(Source code of charts)

— begin —

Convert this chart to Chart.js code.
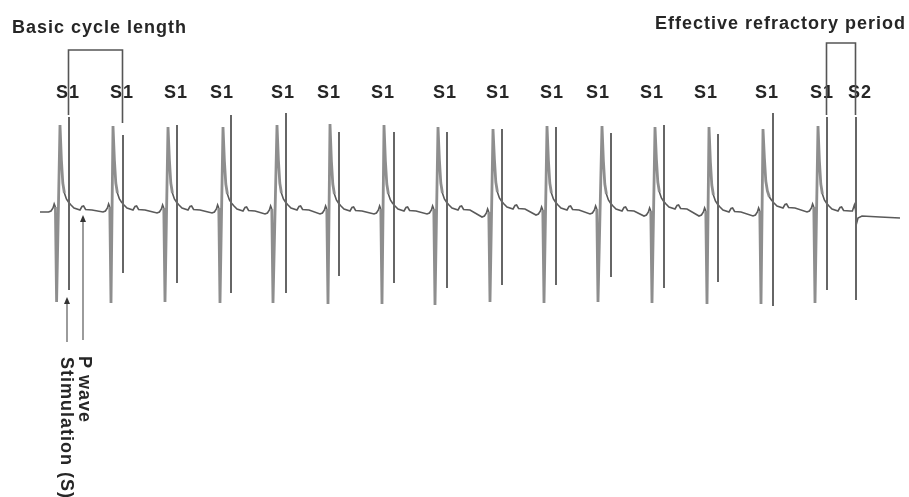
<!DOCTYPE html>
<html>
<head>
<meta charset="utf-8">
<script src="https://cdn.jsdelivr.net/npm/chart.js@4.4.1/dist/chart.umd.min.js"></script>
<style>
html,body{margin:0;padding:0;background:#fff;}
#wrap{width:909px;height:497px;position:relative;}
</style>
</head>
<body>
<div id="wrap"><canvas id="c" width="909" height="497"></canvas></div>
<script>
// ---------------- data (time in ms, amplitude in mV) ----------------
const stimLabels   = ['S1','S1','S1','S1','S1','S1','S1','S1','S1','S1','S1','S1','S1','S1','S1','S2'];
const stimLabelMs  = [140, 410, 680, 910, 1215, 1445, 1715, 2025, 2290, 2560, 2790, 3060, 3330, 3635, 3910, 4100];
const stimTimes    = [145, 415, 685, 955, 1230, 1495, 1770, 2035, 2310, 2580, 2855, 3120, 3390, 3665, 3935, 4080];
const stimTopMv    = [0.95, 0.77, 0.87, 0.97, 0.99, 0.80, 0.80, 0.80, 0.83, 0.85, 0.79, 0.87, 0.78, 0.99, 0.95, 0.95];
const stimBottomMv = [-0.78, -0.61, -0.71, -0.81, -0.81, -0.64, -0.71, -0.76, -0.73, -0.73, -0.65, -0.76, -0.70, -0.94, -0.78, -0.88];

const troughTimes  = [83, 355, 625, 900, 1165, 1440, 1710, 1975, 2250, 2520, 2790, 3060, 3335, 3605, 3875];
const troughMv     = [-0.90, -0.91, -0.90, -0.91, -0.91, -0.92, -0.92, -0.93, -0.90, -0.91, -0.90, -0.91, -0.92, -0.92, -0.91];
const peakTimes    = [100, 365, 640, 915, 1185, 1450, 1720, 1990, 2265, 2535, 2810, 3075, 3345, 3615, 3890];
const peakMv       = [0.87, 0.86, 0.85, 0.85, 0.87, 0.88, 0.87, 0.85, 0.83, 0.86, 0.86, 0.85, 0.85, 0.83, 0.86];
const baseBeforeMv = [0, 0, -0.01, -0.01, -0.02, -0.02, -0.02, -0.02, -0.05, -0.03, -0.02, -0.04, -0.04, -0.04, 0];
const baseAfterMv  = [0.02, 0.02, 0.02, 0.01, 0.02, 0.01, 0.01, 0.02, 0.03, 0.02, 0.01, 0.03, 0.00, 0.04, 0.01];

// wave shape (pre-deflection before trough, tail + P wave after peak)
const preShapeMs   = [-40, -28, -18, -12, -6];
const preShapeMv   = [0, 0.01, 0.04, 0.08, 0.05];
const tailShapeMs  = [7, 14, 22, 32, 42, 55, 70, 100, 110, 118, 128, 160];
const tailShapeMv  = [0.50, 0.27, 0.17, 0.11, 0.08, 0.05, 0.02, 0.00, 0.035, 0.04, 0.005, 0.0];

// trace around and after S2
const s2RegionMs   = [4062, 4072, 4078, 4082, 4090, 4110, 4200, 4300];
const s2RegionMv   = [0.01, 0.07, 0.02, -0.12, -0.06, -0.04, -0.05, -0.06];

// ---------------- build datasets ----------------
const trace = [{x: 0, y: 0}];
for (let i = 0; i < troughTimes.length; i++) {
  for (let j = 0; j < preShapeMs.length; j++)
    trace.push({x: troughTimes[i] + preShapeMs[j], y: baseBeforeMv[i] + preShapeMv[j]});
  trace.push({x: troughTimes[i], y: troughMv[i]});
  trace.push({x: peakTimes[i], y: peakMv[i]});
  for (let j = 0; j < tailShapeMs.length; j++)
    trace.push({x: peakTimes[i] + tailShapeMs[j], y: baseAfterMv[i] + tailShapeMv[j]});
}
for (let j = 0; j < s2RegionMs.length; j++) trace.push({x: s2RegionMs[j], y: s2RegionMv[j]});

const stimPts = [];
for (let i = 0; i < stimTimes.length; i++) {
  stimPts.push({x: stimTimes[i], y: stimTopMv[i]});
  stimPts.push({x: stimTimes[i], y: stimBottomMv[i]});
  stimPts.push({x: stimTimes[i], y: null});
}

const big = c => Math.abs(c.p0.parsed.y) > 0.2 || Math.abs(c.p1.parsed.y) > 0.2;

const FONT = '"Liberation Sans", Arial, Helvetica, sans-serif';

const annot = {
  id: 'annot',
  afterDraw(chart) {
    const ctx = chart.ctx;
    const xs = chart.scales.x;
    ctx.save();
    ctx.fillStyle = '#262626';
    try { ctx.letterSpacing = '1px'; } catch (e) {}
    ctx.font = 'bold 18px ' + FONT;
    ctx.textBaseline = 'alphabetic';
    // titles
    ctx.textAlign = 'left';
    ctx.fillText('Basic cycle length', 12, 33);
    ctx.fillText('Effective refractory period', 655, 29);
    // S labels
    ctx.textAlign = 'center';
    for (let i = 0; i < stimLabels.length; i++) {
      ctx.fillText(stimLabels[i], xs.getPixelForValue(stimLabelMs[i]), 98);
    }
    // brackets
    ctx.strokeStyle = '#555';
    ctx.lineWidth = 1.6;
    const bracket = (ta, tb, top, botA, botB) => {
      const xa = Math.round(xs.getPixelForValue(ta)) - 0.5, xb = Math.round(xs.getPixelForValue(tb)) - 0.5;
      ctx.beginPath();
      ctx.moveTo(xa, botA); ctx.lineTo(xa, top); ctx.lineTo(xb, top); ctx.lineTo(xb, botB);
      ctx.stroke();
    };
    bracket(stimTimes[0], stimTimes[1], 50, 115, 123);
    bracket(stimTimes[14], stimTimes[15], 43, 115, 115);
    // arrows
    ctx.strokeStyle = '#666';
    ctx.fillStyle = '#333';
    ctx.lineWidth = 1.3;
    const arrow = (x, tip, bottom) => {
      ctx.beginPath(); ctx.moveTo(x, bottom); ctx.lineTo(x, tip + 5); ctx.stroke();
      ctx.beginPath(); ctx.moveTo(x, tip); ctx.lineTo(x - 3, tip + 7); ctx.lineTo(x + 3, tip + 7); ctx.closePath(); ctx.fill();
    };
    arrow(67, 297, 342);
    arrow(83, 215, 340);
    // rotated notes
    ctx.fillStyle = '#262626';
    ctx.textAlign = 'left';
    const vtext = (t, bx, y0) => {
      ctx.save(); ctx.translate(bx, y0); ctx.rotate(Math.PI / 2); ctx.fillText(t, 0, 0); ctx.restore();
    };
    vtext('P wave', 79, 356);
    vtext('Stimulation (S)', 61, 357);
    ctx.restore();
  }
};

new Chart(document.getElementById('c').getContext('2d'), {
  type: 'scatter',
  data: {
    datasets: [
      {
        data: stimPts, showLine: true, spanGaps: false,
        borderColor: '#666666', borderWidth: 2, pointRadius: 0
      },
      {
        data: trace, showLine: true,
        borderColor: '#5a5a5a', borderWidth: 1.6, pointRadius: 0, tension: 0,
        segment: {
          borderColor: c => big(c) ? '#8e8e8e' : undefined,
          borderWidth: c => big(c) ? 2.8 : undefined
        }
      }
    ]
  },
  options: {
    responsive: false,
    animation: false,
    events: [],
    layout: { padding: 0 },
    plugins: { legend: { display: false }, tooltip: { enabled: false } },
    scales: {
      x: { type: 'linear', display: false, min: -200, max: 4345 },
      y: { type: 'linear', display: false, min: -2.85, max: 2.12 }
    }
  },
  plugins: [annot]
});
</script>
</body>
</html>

— end —
— begin —

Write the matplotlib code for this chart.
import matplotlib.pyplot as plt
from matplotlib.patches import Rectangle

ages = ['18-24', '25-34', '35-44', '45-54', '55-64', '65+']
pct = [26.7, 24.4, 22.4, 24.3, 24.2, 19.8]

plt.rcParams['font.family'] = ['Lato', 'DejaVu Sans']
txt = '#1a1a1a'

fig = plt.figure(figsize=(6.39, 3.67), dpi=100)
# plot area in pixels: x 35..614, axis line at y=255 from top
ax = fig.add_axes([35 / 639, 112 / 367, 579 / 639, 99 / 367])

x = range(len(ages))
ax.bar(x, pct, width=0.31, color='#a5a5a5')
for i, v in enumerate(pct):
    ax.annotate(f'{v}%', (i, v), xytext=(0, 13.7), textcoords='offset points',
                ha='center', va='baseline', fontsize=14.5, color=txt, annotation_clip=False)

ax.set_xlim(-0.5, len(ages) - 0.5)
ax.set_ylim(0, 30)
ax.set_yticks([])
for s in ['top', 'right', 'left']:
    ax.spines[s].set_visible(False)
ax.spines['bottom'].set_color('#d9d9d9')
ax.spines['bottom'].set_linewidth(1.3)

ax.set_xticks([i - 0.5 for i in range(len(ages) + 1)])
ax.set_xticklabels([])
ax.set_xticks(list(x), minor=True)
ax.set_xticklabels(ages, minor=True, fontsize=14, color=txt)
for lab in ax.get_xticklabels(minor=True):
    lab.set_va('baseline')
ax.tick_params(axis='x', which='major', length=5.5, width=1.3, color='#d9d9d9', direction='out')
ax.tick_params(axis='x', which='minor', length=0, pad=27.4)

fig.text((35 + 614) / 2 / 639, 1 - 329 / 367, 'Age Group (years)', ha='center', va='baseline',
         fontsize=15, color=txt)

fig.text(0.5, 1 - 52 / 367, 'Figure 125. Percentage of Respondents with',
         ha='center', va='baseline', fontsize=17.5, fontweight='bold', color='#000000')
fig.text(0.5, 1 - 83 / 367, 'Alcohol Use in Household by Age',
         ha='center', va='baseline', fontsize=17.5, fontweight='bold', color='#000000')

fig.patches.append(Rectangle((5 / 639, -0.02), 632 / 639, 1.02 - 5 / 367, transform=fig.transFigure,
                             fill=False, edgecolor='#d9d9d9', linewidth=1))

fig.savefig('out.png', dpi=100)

— end —

Stated task: Copy out every line of the material above that mentions the word "matplotlib".

Result of the task:
Write the matplotlib code for this chart.
import matplotlib.pyplot as plt
from matplotlib.patches import Rectangle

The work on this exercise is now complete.